Few poets writing today can move so effortlessly between the voice of seriousness and the voice of the child who asks why the emperor is not wearing any clothes, as in Le Front National.

“Child of Vichy / the last time you were the government / you gave my great-uncle and aunt’s address / to the Nazis. / That was how the Nazis found them and deported them / to Auschwitz, from where they never came back. / What are your plans this time?” 

Against barbarity, the Palestinian poet Mahmoud Darwish once said, “poetry can resist only by cultivating an attachment to human fragility, like a blade of grass growing on a wall as armies march by.”

That's certainly the case with A Blade of Grass: New Palestinian Poetry (Smokestack Books, £9.99).

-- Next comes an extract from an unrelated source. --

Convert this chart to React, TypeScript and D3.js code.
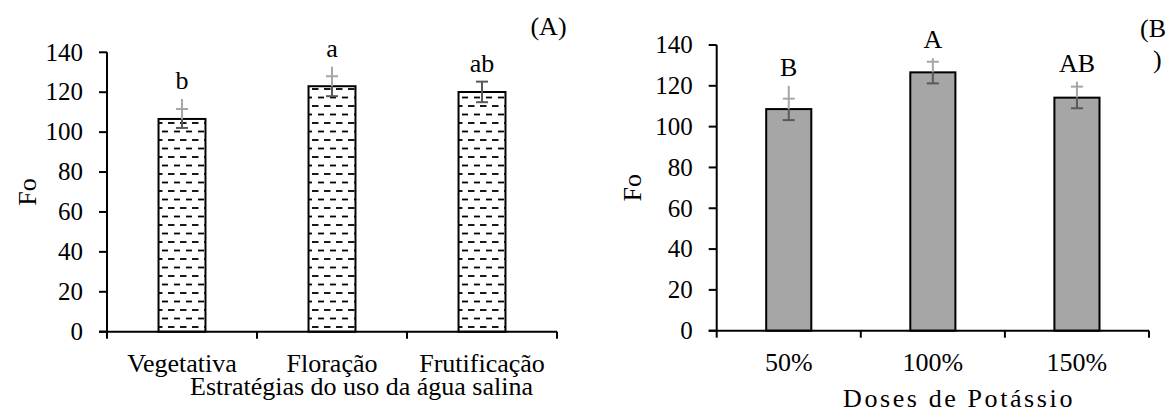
import React from "react";
import * as d3 from "d3";

const catsA = ["Vegetativa", "Floração", "Frutificação"];
const valsA = [106.6, 123.0, 120.1];
const capHiA = [111.6, 128.0, 125.3];
const capLoA = [102.1, 118.0, 115.0];
const lineTopA = [116.6, 132.8, 125.3];
const lettersA = ["b", "a", "ab"];

const catsB = ["50%", "100%", "150%"];
const valsB = [108.6, 126.6, 114.2];
const capHiB = [113.7, 131.8, 119.6];
const capLoB = [103.2, 121.2, 109.0];
const lineTopB = [120.0, 133.5, 122.0];
const lettersB = ["B", "A", "AB"];

const yTicks = [0, 20, 40, 60, 80, 100, 120, 140];

const FONT = "'Liberation Serif', 'Times New Roman', serif";
const FS = 26;
const FS_TICK = 25;
const LIGHT = "#a6a6a6";
const DARK = "#595959";

type PanelProps = {
  cats: string[];
  vals: number[];
  capHi: number[];
  capLo: number[];
  lineTop: number[];
  letters: string[];
  x0: number;
  x1: number;
  yTop: number;
  yBot: number;
  fill: string;
  yLabelX: number;
  xTitle: string;
  xTitleX: number;
  xTitleY: number;
  xTitleSpacing: number;
};

function Panel(p: PanelProps) {
  const x = d3.scaleBand<string>().domain(p.cats).range([p.x0, p.x1]).padding(0);
  const y = d3.scaleLinear().domain([0, 140]).range([p.yBot, p.yTop]);
  const bw = x.bandwidth() * 0.313;
  const capW = 12;
  const boundaries = [...p.cats.map((c) => x(c) as number), p.x1];
  return (
    <g fontFamily={FONT} fontSize={FS} fill="#000">
      {p.cats.map((c, i) => {
        const cx = (x(c) as number) + x.bandwidth() / 2;
        return (
          <rect
            key={"bar" + c}
            x={cx - bw / 2}
            y={y(p.vals[i])}
            width={bw}
            height={y(0) - y(p.vals[i])}
            fill={p.fill}
            stroke="#000"
            strokeWidth={2}
          />
        );
      })}
      {p.cats.map((c, i) => {
        const cx = (x(c) as number) + x.bandwidth() / 2;
        const ext = p.lineTop[i] > p.capHi[i] + 0.5;
        return (
          <g key={"err" + c} strokeWidth={2}>
            {ext && (
              <line x1={cx} x2={cx} y1={y(p.lineTop[i])} y2={y(p.vals[i])} stroke={LIGHT} />
            )}
            {!ext && (
              <line x1={cx} x2={cx} y1={y(p.capHi[i])} y2={y(p.vals[i])} stroke={DARK} />
            )}
            <line x1={cx} x2={cx} y1={y(p.vals[i])} y2={y(p.capLo[i])} stroke={DARK} />
            <line
              x1={cx - capW / 2}
              x2={cx + capW / 2}
              y1={y(p.capHi[i])}
              y2={y(p.capHi[i])}
              stroke={ext ? LIGHT : DARK}
            />
            <line
              x1={cx - capW / 2}
              x2={cx + capW / 2}
              y1={y(p.capLo[i])}
              y2={y(p.capLo[i])}
              stroke={DARK}
            />
          </g>
        );
      })}
      {p.cats.map((c, i) => {
        const cx = (x(c) as number) + x.bandwidth() / 2;
        return (
          <text key={"let" + c} x={cx} y={y(Math.max(p.lineTop[i], p.capHi[i])) - 10} textAnchor="middle">
            {p.letters[i]}
          </text>
        );
      })}
      <line x1={p.x0} x2={p.x0} y1={y(140)} y2={y(0)} stroke="#000" strokeWidth={2} />
      {yTicks.map((t) => (
        <g key={"yt" + t}>
          <line x1={p.x0 - 8} x2={p.x0} y1={y(t)} y2={y(t)} stroke="#000" strokeWidth={2} />
          <text x={p.x0 - 24} y={y(t)} dy="0.33em" textAnchor="end" fontSize={FS_TICK}>
            {t}
          </text>
        </g>
      ))}
      <line x1={p.x0 - 8} x2={p.x1} y1={y(0)} y2={y(0)} stroke="#000" strokeWidth={2} />
      {boundaries.map((b, i) => (
        <line key={"xt" + i} x1={b} x2={b} y1={y(0)} y2={y(0) + 7} stroke="#000" strokeWidth={2} />
      ))}
      {p.cats.map((c) => (
        <text key={"xl" + c} x={(x(c) as number) + x.bandwidth() / 2} y={y(0) + 40.5} textAnchor="middle">
          {c}
        </text>
      ))}
      <text x={p.xTitleX} y={p.xTitleY} textAnchor="middle" letterSpacing={p.xTitleSpacing}>
        {p.xTitle}
      </text>
      <text
        transform={`translate(${p.yLabelX},${(y(0) + y(140)) / 2}) rotate(-90)`}
        textAnchor="middle"
        dy="0.35em"
      >
        Fo
      </text>
    </g>
  );
}

export default function App() {
  return (
    <svg
      width={1169}
      height={412}
      style={{ position: "absolute", left: 0, top: 0, background: "#fff" }}
    >
      <defs>
        <pattern id="dashes" patternUnits="userSpaceOnUse" width={12} height={17}>
          <rect width={12} height={17} fill="#fff" />
          <line x1={0} x2={6.5} y1={4} y2={4} stroke="#000" strokeWidth={1.8} />
          <line x1={6} x2={12.5} y1={12.5} y2={12.5} stroke="#000" strokeWidth={1.8} />
        </pattern>
      </defs>
      <rect width={1169} height={412} fill="#fff" />
      <Panel
        cats={catsA}
        vals={valsA}
        capHi={capHiA}
        capLo={capLoA}
        lineTop={lineTopA}
        letters={lettersA}
        x0={107}
        x1={557}
        yTop={52.3}
        yBot={331.7}
        fill="url(#dashes)"
        yLabelX={27}
        xTitle="Estratégias do uso da água salina"
        xTitleX={361.5}
        xTitleY={395}
        xTitleSpacing={0}
      />
      <text x={548.5} y={35} textAnchor="middle" fontFamily={FONT} fontSize={FS}>
        (A)
      </text>
      <Panel
        cats={catsB}
        vals={valsB}
        capHi={capHiB}
        capLo={capLoB}
        lineTop={lineTopB}
        letters={lettersB}
        x0={716.7}
        x1={1149}
        yTop={45}
        yBot={330.7}
        fill="#a6a6a6"
        yLabelX={632}
        xTitle="Doses de Potássio"
        xTitleX={959}
        xTitleY={406.5}
        xTitleSpacing={2.6}
      />
      <text x={1140} y={37} fontFamily={FONT} fontSize={FS}>
        (B
      </text>
      <text x={1153} y={68} fontFamily={FONT} fontSize={FS}>
        )
      </text>
    </svg>
  );
}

Edited by Naomi Foyle, poet, novelist and one of the co-founders of British Writers in Support of Palestine, it brings together new work by poets from the Occupied West Bank and Gaza, from the Palestinian diaspora and from within the disputed borders of Israel.

Included are Mahmoud Darwish, Maya Abu Al-Hayyat, Deema K Shehabi, Ashraf Fayadh, Mustafa Abu Sneineh, Naomi Shihab Nye, Marwan Makhoul, Farid Bitar, Fatena Al Ghorra, Dareen Tatour and Sara Saleh.

It’s a bilingual anthology — the English starts at the “front” of the book, the Arabic at the “back” and they meet in the middle — and it celebrates the flourishing cultural resistance of the Palestinian people to decades of displacement, occupation, exile and bombardment.

A percentage of the receipts from the book will be donated to support the legal fees of two of the poets in the anthology, Dareen Tatour and Ashraf Fayadh, currently imprisoned in Israel and Saudi Arabia because of poems they have written:

“I am accused of words, / my pen the instrument. / Ink – blood of the heart – bears witness/and reads the charges. / Listen, my destiny, my life, / to what the judge said: / A poem stands accused,/my poem morphs into a crime. / In the land of freedom, / the artist’s fate is prison.’

And this is Fady Joudah.

“My daughter / wouldn’t hurt a spider / That had nested/Between her bicycle handles / For two weeks / She waited/Until it left of its own accord // If you tear down the web I said / It will simply know / This isn’t a place to call home / And you’d get to go biking / She said / that’s how others / Become refugees isn’t it?”

Mustafa Abu Sneineh’s take on the fable of the ant and the soldier is as pertinent.

“My story is there when the story of war is told / Since no-one pays attention to a plucky ant except /when a defeated / Conqueror notices her. / The conqueror can stare all he likes. / One day someone will come and tell the story I recognise: / A brave ant contemplating a defeated conqueror.”